▶ What you need to do:
Output the lines from the top of the entries below to the line with "west] (ldrv) at", both included, exactly and without pictures.

▶ Records shown:
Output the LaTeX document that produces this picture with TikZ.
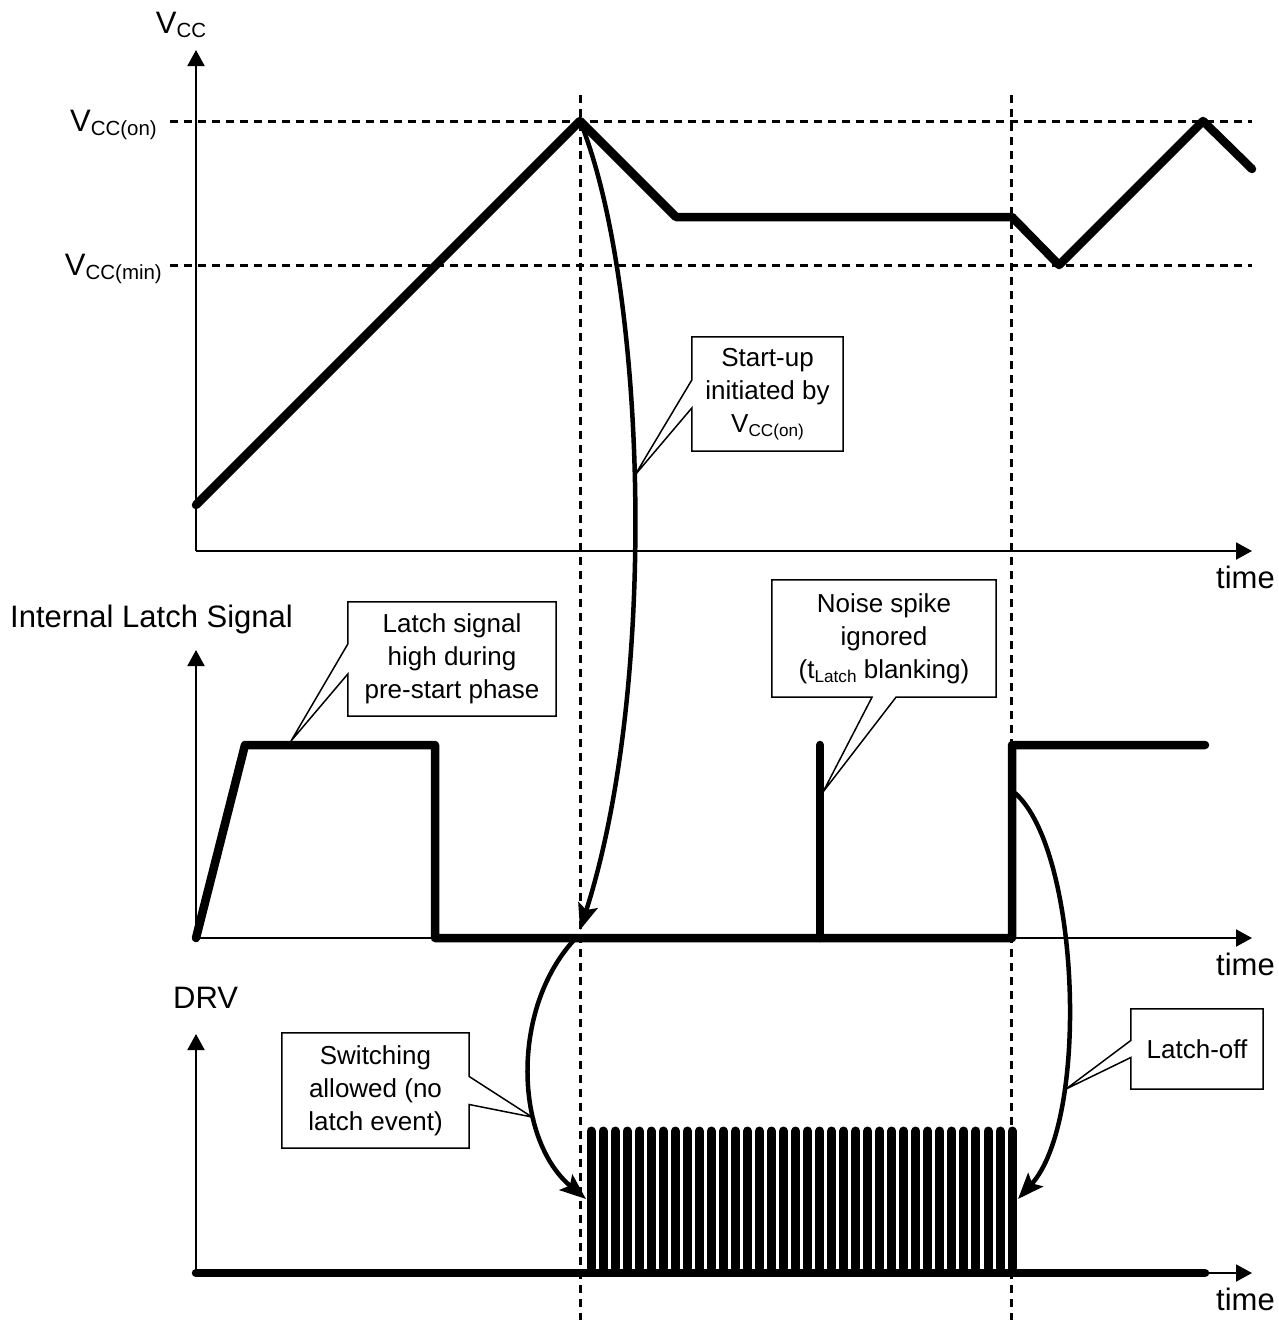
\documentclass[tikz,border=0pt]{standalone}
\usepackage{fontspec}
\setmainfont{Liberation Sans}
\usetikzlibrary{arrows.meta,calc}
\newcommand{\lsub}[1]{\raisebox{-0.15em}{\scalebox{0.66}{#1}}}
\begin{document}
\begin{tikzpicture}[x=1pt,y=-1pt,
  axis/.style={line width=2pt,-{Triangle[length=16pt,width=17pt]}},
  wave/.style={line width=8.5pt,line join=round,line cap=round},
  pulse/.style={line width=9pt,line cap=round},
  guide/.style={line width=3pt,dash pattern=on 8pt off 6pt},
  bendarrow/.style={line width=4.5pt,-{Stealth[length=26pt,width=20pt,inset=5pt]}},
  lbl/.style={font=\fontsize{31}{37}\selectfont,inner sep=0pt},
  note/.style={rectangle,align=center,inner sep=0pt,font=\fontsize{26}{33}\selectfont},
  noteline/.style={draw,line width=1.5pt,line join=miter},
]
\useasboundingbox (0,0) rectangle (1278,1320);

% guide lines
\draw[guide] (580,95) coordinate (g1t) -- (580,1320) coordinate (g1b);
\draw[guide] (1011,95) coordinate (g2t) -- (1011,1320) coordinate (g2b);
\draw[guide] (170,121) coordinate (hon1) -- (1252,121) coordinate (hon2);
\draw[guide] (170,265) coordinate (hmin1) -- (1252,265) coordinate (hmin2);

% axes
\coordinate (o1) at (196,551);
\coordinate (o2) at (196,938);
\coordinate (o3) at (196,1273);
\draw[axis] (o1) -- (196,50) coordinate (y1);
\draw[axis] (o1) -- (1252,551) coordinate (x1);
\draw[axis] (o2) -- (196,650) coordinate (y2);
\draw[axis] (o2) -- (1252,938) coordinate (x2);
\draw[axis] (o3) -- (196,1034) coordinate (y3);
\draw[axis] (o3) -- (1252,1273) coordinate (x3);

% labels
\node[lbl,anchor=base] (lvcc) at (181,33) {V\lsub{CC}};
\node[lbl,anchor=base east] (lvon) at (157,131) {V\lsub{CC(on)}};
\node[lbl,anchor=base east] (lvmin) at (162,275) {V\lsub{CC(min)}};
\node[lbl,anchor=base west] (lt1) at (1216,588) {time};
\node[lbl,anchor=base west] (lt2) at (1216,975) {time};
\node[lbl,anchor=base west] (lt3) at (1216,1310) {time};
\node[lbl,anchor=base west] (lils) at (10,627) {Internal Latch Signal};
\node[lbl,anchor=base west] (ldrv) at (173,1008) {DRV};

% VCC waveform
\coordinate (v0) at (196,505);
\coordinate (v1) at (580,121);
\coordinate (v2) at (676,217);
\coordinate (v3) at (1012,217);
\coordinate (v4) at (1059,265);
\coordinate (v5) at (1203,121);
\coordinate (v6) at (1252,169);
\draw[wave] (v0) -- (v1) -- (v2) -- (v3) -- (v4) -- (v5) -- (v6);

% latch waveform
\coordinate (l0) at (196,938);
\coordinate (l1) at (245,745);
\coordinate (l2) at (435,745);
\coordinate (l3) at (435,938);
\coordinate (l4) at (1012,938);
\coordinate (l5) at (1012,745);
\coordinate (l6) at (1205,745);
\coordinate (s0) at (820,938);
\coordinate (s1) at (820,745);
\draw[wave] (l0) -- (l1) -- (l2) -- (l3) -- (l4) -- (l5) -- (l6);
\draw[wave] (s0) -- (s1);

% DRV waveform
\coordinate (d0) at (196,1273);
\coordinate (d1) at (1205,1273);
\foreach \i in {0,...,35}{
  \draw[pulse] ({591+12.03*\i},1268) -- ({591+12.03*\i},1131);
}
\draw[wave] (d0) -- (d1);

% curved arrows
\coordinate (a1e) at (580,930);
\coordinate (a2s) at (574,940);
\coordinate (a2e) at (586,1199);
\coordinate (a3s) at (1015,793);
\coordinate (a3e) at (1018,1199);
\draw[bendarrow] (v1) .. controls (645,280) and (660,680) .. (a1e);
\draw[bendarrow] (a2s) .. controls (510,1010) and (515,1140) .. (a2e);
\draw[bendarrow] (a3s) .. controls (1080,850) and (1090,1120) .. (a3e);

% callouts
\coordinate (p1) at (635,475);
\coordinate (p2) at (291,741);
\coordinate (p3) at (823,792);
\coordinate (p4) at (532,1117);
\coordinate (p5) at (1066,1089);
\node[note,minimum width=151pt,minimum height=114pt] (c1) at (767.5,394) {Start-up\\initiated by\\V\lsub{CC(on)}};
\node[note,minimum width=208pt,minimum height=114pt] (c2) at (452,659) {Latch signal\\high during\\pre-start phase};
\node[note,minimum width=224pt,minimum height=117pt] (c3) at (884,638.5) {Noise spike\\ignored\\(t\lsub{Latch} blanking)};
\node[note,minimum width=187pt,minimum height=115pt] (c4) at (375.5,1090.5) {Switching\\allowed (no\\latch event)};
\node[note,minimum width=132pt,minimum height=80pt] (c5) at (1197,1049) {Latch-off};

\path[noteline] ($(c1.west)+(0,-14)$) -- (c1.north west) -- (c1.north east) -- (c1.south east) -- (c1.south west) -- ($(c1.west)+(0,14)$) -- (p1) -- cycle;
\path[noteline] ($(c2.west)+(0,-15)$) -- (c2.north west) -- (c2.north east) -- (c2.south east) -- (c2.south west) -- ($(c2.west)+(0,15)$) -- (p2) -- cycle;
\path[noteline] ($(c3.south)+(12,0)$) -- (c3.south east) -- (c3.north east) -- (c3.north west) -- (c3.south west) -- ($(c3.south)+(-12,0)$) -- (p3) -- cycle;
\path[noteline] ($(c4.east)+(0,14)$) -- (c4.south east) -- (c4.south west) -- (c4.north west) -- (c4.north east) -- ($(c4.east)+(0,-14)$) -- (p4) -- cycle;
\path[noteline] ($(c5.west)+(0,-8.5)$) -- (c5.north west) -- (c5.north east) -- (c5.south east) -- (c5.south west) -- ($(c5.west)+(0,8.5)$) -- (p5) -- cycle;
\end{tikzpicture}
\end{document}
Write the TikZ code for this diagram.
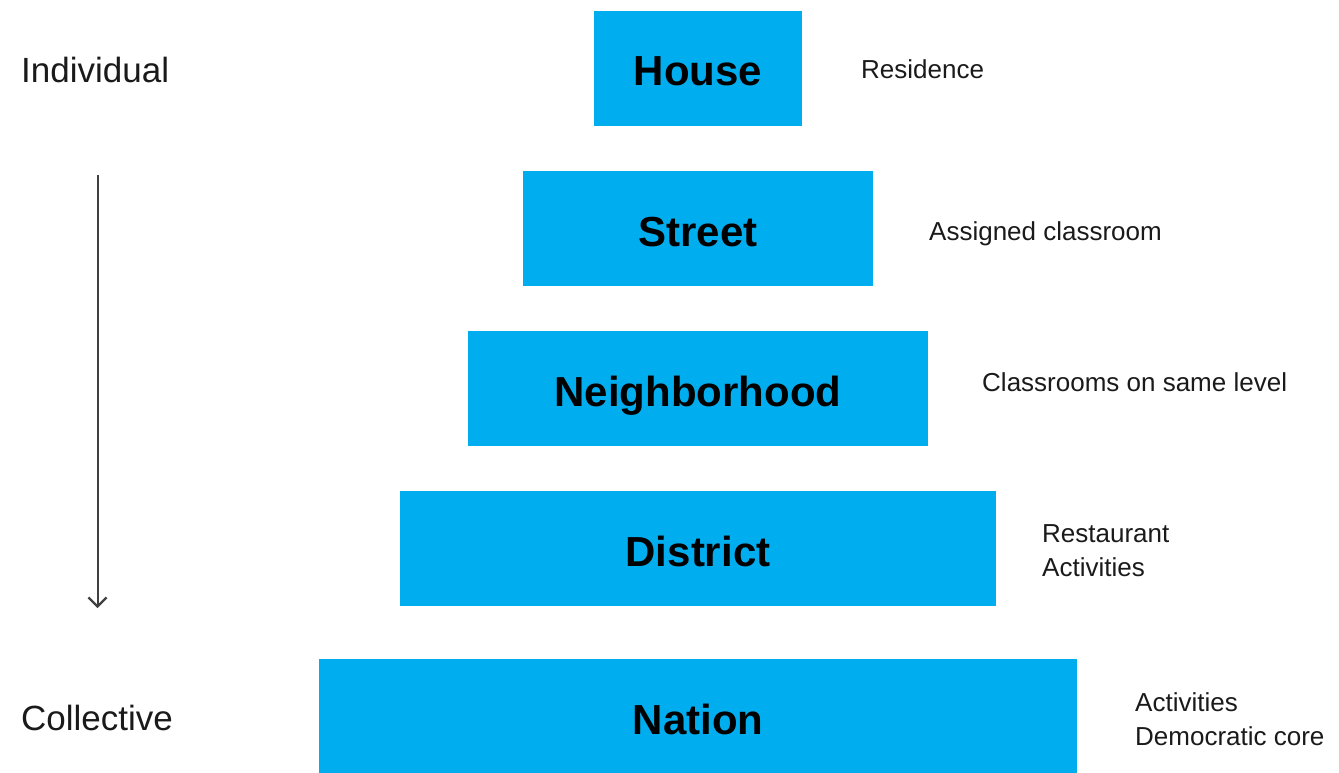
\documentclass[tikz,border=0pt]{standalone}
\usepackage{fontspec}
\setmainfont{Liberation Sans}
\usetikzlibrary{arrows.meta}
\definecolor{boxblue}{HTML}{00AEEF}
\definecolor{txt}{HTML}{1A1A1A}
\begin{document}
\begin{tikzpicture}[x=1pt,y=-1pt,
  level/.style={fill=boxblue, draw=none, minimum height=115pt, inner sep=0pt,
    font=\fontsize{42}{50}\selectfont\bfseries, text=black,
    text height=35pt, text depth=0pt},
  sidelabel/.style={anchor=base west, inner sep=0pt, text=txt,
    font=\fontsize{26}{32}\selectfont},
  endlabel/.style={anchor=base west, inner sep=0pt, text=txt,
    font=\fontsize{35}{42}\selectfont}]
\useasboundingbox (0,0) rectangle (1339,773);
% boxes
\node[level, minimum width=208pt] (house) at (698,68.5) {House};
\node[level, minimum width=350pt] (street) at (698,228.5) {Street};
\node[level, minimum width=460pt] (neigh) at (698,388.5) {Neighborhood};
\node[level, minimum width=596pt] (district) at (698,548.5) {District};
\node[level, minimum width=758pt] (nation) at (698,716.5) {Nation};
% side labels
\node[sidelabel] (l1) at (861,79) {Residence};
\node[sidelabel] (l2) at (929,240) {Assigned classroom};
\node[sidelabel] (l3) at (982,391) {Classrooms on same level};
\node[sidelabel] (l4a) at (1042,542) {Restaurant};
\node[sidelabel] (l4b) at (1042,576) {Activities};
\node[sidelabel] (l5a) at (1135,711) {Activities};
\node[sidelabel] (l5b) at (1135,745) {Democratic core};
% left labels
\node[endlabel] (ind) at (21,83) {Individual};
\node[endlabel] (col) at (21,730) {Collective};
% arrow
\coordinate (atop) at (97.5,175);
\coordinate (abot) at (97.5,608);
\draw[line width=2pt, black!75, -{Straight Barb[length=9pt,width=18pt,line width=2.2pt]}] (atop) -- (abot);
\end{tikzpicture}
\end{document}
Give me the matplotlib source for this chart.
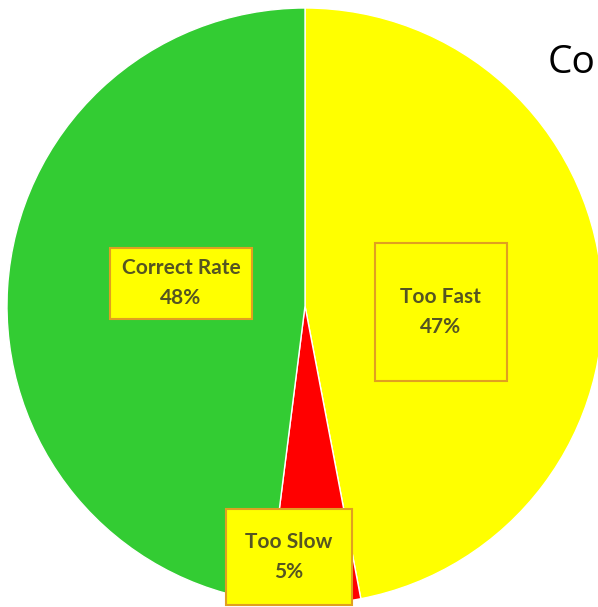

▶ Full solution:
Output the LaTeX document that produces this picture with TikZ.
\documentclass[tikz,border=0pt]{standalone}
\usepackage{fontspec}
\setmainfont{Liberation Sans}
\usetikzlibrary{arrows.meta,calc}
\newcommand{\lsub}[1]{\raisebox{-0.15em}{\scalebox{0.66}{#1}}}
\begin{document}
\begin{tikzpicture}[x=1pt,y=-1pt,
  axis/.style={line width=2pt,-{Triangle[length=16pt,width=17pt]}},
  wave/.style={line width=8.5pt,line join=round,line cap=round},
  pulse/.style={line width=9pt,line cap=round},
  guide/.style={line width=3pt,dash pattern=on 8pt off 6pt},
  bendarrow/.style={line width=4.5pt,-{Stealth[length=26pt,width=20pt,inset=5pt]}},
  lbl/.style={font=\fontsize{31}{37}\selectfont,inner sep=0pt},
  note/.style={rectangle,align=center,inner sep=0pt,font=\fontsize{26}{33}\selectfont},
  noteline/.style={draw,line width=1.5pt,line join=miter},
]
\useasboundingbox (0,0) rectangle (1278,1320);

% guide lines
\draw[guide] (580,95) coordinate (g1t) -- (580,1320) coordinate (g1b);
\draw[guide] (1011,95) coordinate (g2t) -- (1011,1320) coordinate (g2b);
\draw[guide] (170,121) coordinate (hon1) -- (1252,121) coordinate (hon2);
\draw[guide] (170,265) coordinate (hmin1) -- (1252,265) coordinate (hmin2);

% axes
\coordinate (o1) at (196,551);
\coordinate (o2) at (196,938);
\coordinate (o3) at (196,1273);
\draw[axis] (o1) -- (196,50) coordinate (y1);
\draw[axis] (o1) -- (1252,551) coordinate (x1);
\draw[axis] (o2) -- (196,650) coordinate (y2);
\draw[axis] (o2) -- (1252,938) coordinate (x2);
\draw[axis] (o3) -- (196,1034) coordinate (y3);
\draw[axis] (o3) -- (1252,1273) coordinate (x3);

% labels
\node[lbl,anchor=base] (lvcc) at (181,33) {V\lsub{CC}};
\node[lbl,anchor=base east] (lvon) at (157,131) {V\lsub{CC(on)}};
\node[lbl,anchor=base east] (lvmin) at (162,275) {V\lsub{CC(min)}};
\node[lbl,anchor=base west] (lt1) at (1216,588) {time};
\node[lbl,anchor=base west] (lt2) at (1216,975) {time};
\node[lbl,anchor=base west] (lt3) at (1216,1310) {time};
\node[lbl,anchor=base west] (lils) at (10,627) {Internal Latch Signal};
\node[lbl,anchor=base west] (ldrv) at (173,1008) {DRV};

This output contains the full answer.